Il susino, insieme agli agrumi – arance e mandarini in particolare – è una delle coltivazioni tradizionali della Conca d’oro insieme a gelsi, nespoli, fichi: un tempo nei giardini intorno a Palermo se ne contavano più di 10 varietà e un testo descrittivo del Seicento di Francisco Cupani (Hortus Catholicus, 1696) porta riferimenti precisi alla “bruna di cori janchi e niure”.

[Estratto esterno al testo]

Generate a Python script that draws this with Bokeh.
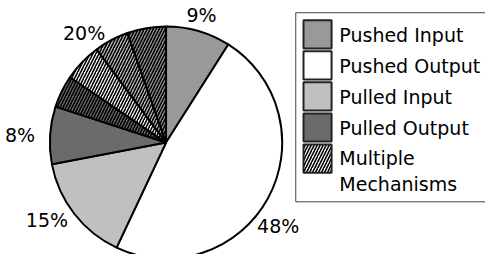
import numpy as np
from bokeh.plotting import figure
from bokeh.models import Range1d, ColumnDataSource
from bokeh.core.properties import value
from bokeh.embed import file_html
from bokeh.resources import INLINE

# ---- data ----
categories = ["Pushed Input", "Pushed Output", "Pulled Input", "Pulled Output", "Multiple Mechanisms"]
shares = [9, 48, 15, 8, 20]
share_labels = ["9%", "48%", "15%", "8%", "20%"]
# the "Multiple Mechanisms" slice is drawn as four hatched sub-slices (clockwise)
multiple_parts = [4.5, 5.3, 4.8, 5.4]
multiple_part_bases = ["Pulled Output", "Pushed Output", "Pulled Input", "Pushed Input"]
legend_labels = ["Pushed Input", "Pushed Output", "Pulled Input", "Pulled Output", "Multiple\nMechanisms"]

# ---- styles / layout (in reference-image pixel units) ----
fills = {"Pushed Input": "#999999", "Pushed Output": "#ffffff",
         "Pulled Input": "#c0c0c0", "Pulled Output": "#6b6b6b"}
FONT = value("DejaVu Sans")
W, H = 485, 254
REF_W, REF_H = 501, 270
CX, CY = 171, 151      # pie centre
R = 120
label_r = [140, 146, 148, 151, 144]
label_turn = [-1.0, 8.7, 4.0, -0.6, 0.0]   # degrees nudge of label placement


def px(X):
    return X - CX


def py(Y):
    return CY - Y


p = figure(width=W, height=H, output_backend="svg", toolbar_location=None,
           x_range=Range1d(px(0), px(REF_W)), y_range=Range1d(py(REF_H), py(0)),
           x_axis_type=None, y_axis_type=None, min_border=0)
p.grid.visible = False
p.outline_line_color = None
p.background_fill_color = "white"
p.border_fill_color = "white"

sh = np.array(shares, dtype=float) / 100.0
f_end = np.cumsum(sh)
f_start = f_end - sh


def ang(f):
    return np.pi / 2 - 2 * np.pi * np.asarray(f)


# solid slices
solid = ColumnDataSource(dict(
    s=ang(f_start[:4]), e=ang(f_end[:4]),
    c=[fills[c] for c in categories[:4]]))
p.wedge(x=0, y=0, radius=R, start_angle="s", end_angle="e", direction="clock",
        fill_color="c", line_color="black", line_width=2, source=solid)

# hatched sub-slices of Multiple Mechanisms
mp = np.array(multiple_parts) / 100.0
m_end = f_start[4] + np.cumsum(mp)
m_start = m_end - mp
hatched = ColumnDataSource(dict(
    s=ang(m_start), e=ang(m_end),
    c=[fills[b] for b in multiple_part_bases]))
p.wedge(x=0, y=0, radius=R, start_angle="s", end_angle="e", direction="clock",
        fill_color="c", line_color="black", line_width=2,
        hatch_pattern="/", hatch_color="black", hatch_weight=1.6, hatch_scale=6,
        source=hatched)

# percentage labels
mid = (f_start + f_end) / 2 * 360 + np.array(label_turn)
lx = np.array(label_r) * np.sin(np.radians(mid))
ly = np.array(label_r) * np.cos(np.radians(mid))
p.text(x=lx, y=ly, text=share_labels, text_font=FONT, text_font_size="19px",
       text_align="center", text_baseline="middle", text_color="black")

# legend box
LX0, LY0, LX1, LY1 = 305, 13, 530, 214
p.quad(left=px(LX0), right=px(LX1), top=py(LY0), bottom=py(LY1),
       fill_color="white", line_color="#444444", line_width=1)
pitch = 33
idx = np.arange(len(categories))
sw_top = 21 + pitch * idx
sw_left, sw_w, sw_h = 313, 29, 30
sw_fill = [fills.get(c, "#ffffff") for c in categories]
p.quad(left=px(sw_left), right=px(sw_left + sw_w),
       top=py(sw_top), bottom=py(sw_top + sw_h),
       fill_color=sw_fill[:4] + ["white"], line_color="#222222", line_width=2,
       hatch_pattern=[" ", " ", " ", " ", "/"], hatch_color="black",
       hatch_weight=1.6, hatch_scale=6)
ty = sw_top + 16
ty_adj = [ty[i] if "\n" not in legend_labels[i] else ty[i] + 12 for i in idx]
p.text(x=px(350), y=py(np.array(ty_adj)), text=legend_labels, text_font=FONT,
       text_font_size="19px", text_align="left", text_baseline="middle",
       text_color="black", text_line_height=1.2)

open("out.html", "w").write(file_html(p, INLINE))
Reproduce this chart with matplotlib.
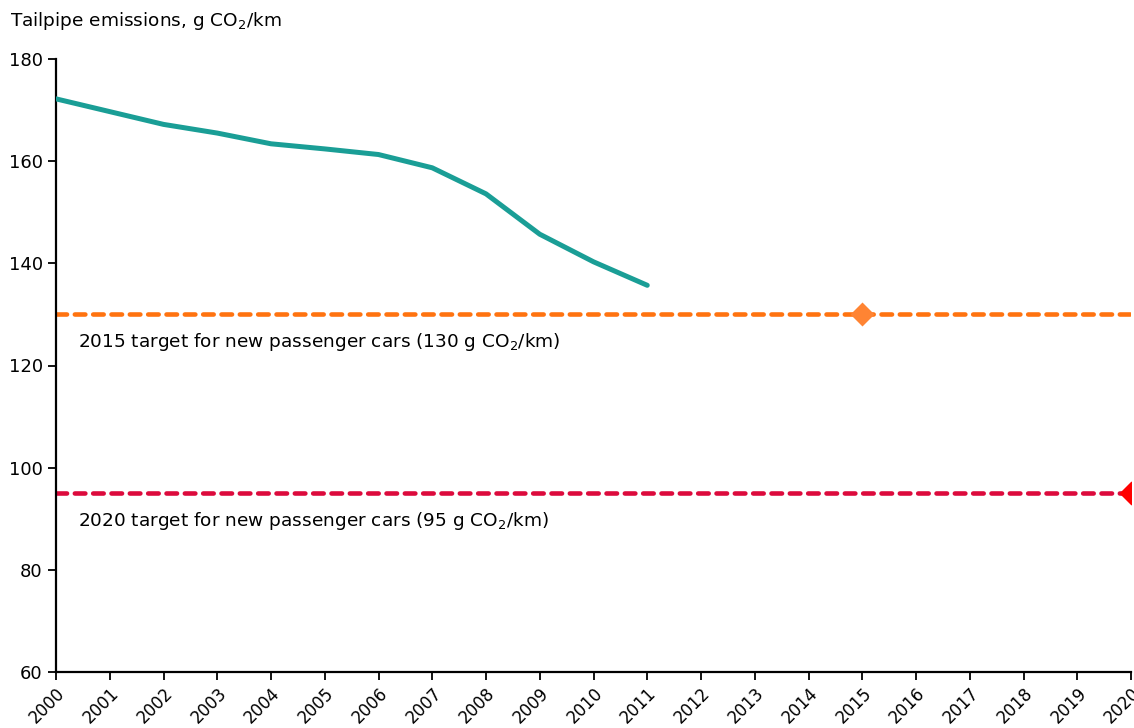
import matplotlib
matplotlib.use("Agg")
import matplotlib.pyplot as plt

years = list(range(2000, 2012))
emissions = [172.2, 169.7, 167.2, 165.5, 163.4, 162.4, 161.3, 158.7, 153.6, 145.7, 140.3, 135.7]
target_2015 = 130
target_2020 = 95
tick_years = list(range(2000, 2021))
y_ticks = [60, 80, 100, 120, 140, 160, 180]

plt.rcParams['font.family'] = ['DejaVu Sans']

fig = plt.figure(figsize=(11.34, 7.28), dpi=100)
ax = fig.add_axes([56/1134, 56/728, (1131-56)/1134, (672-59)/728])

ax.plot(years, emissions, color='#1A9E96', lw=3.6, solid_capstyle='round', solid_joinstyle='round', zorder=3)

ax.plot([2000, 2020], [target_2015]*2, color='#FF7310', lw=3.3, dashes=(2.3, 1.7),
        dash_capstyle='round', zorder=2)
ax.plot([2000, 2020], [target_2020]*2, color='#DC0A3C', lw=3.3, dashes=(2.3, 1.7),
        dash_capstyle='round', zorder=2)
ax.plot([2015], [target_2015], marker='D', color='#FF8433', ms=12, mec='none', zorder=4)
ax.plot([2020], [target_2020], marker='D', color='#FF0000', ms=12, mec='none', zorder=4)

ax.text(2000.4, 124.6, "2015 target for new passenger cars (130 g CO$_2$/km)",
        fontsize=13.3, va='center', ha='left')
ax.text(2000.4, 89.6, "2020 target for new passenger cars (95 g CO$_2$/km)",
        fontsize=13.3, va='center', ha='left')

ax.set_xlim(2000, 2020)
ax.set_ylim(60, 180)
ax.set_xticks(tick_years)
ax.set_xticklabels([str(y) for y in tick_years], rotation=45, ha='right', rotation_mode='anchor')
ax.set_yticks(y_ticks)
ax.tick_params(axis='both', labelsize=13, length=6, width=1.3, color='black')
ax.tick_params(axis='x', pad=3, labelsize=12)
for s in ['top', 'right']:
    ax.spines[s].set_visible(False)
for s in ['left', 'bottom']:
    ax.spines[s].set_linewidth(1.6)

fig.text(10/1134, 1 - 21/728, "Tailpipe emissions, g CO$_2$/km", fontsize=13.3, va='center', ha='left')

fig.savefig("out.png", dpi=100)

Fino a cinquanta, sessanta anni fa questa zona era un enorme frutteto interrotto da poche case di villeggiatura ma l’espansione edilizia di Palermo, dopo aver occupato la costa, ha invaso l’entroterra e ha cancellato buona parte degli agrumeti e dei frutteti cantati dai poeti del Grand Tour.
E insieme alle coltivazioni sono scomparse anche le susine “incartate” che riempivano in autunno le bancarelle dei mercati di Ballarò e della Vuccirìa. Con l’incartatura, praticata dopo la raccolta, le susine più tardive, le ariddu di core, si conservavano fino a Natale.
Le donne di casa confezionavano i frutti in lunghi salamini di carta velina, uno a uno, ben chiusi e legati con lo spago. Ogni salamino di carta conteneva una decina di susine. Le appendevano in un luogo fresco e i frutti si disidratavano e si raggrinzivano, conservando però intatti profumi e sapori per i pranzi delle feste.
Le susine bianche di Monreale sono piccole, a buccia giallo chiara e dolcissime.
Una varietà si chiama “Sanacore“, perché un’antica credenza le attribuiva anche valori curativi, l’altra si chiama “Ariddu di core” (ovvero: seme a cuore) per la forma caratteristica del seme che richiama il cuore.
La Sanacore si raccoglie a partire dalla prima decade di luglio fino alla metà di agosto, la Ariddu di core invece è tardiva e particolarmente zuccherina: i frutti, che piegano fino a terra i rami degli alberelli, si raccolgono dalla metà di agosto fino ai primi di settembre.
Entrambe sono delicatissime: durante la raccolta è necessario manipolarle il meno possibile per non intaccare la pruina, ovvero la patina bianca che le ricopre, e non si deve staccare il peduncolo.
Non è semplice: uno dei problemi degli agricoltori è trovare infatti braccianti esperti per la raccolta.
Le susine bianche sono state recuperate grazie a un lavoro di ricerca sul germoplasma autoctono siciliano curato dal Dipartimento di Colture Arboree dell’Università di Palermo, ma è la passione di alcuni frutticoltori più anziani che ha conservato nel tempo gli alberelli delle antiche varietà di susine, alcuni dei quali hanno ben più di una trentina d’anni. La maggior parte delle piante di ariddu di core è conservata invece in un unico fazzoletto di verde circondato da costruzioni e cemento nel comune di Monreale.